The same goes for our real life economy. In the maturity phase of a Kondratieff Wave, we have no choice other than to increase debt (chalk one up for the stimulus camp). But increasing debt doesn't revive growth, it merely buys time, delaying the inevitable contraction, now made worse by the increased debt load (chalk one up for the austerity camp). Like that of the Monopoly game, the losers do not have the slightest chance of winning. Their only hope of winning is to start a new Monopoly game (or in real life, a new Kondratieff Wave).

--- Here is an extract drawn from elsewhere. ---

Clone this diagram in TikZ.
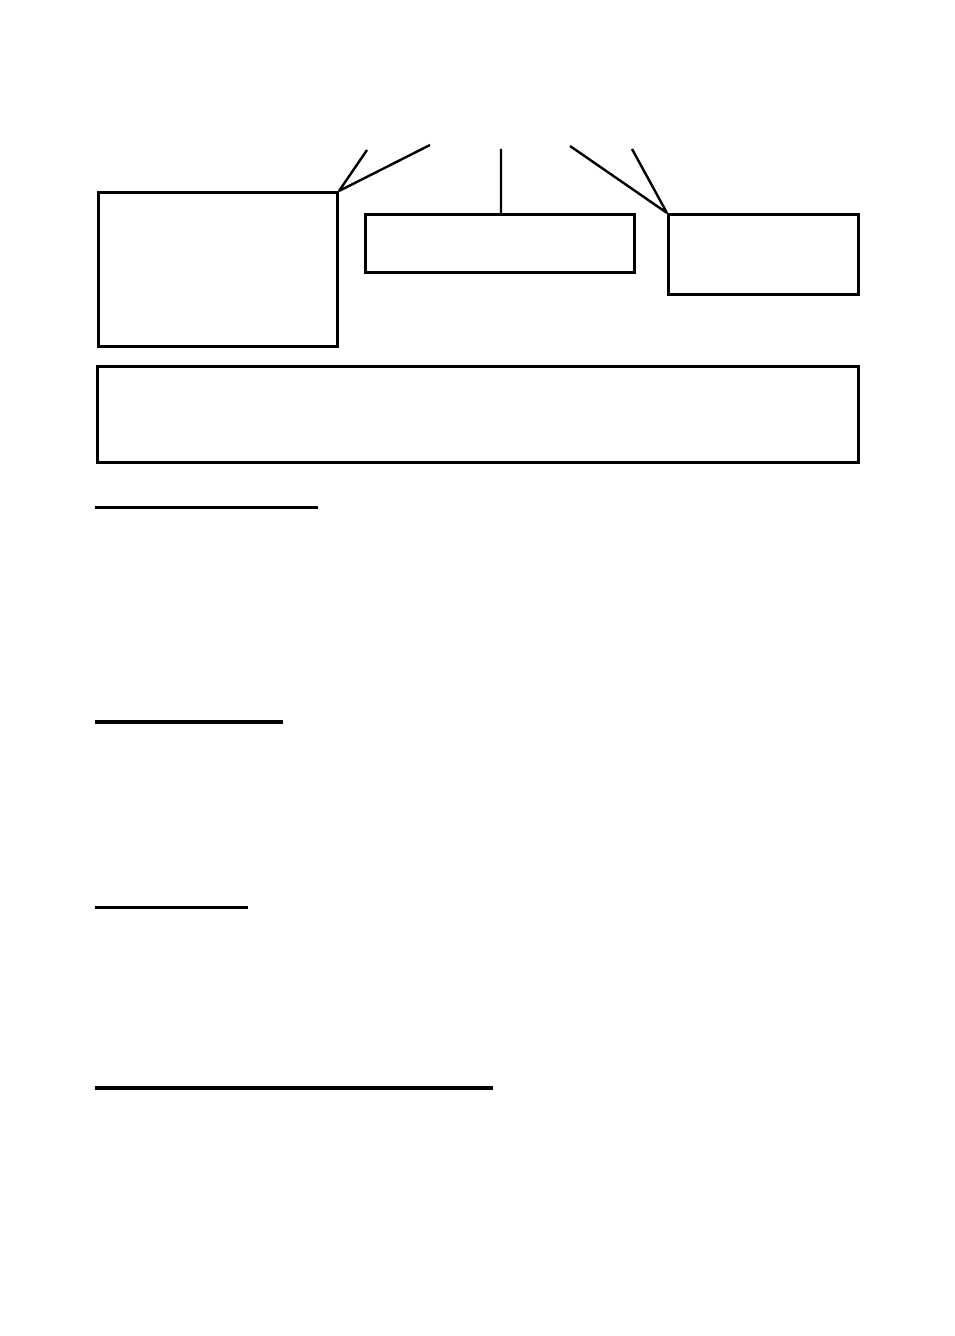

The chart below (also from The Economist) depicts the economic growth pattern for the advanced, middle-income and low-income countries. We can see that the advanced economy has finally succumbed to the inevitable decline phase of the Kondratieff Wave. Notice that the cycle for the middle-income lags that of the advanced but leads that of the low-income. So as wealth inequality rises for the advanced economy, it is falling for the low-income, for now. The final outcome would still be a rising one as the low-income eventually catches up with the rest, not in terms of GDP per capita but in terms of hitting the economic growth wall. So the main defect of Reinhart and Rogoff's argument is their confusing cause and effect; growth is not a consequence of debt but debt is a consequence of an economic super-cycle.

The other critical defect in the Reinhart and Rogoff's study is that it covers only public debt whereas for the purpose of the real economy, all debt components  – public, businesses, households and financials must be counted. There are times when public debt falls but total debt increases. Relying solely on public debt generates a false picture on the amount of money in the economy.

For two renowned Harvard professors to commit a simple Excel error, that is forgivable but for the whole economics profession's failure to see a crystal-clear pattern, that would be damning evidence of its wretched state.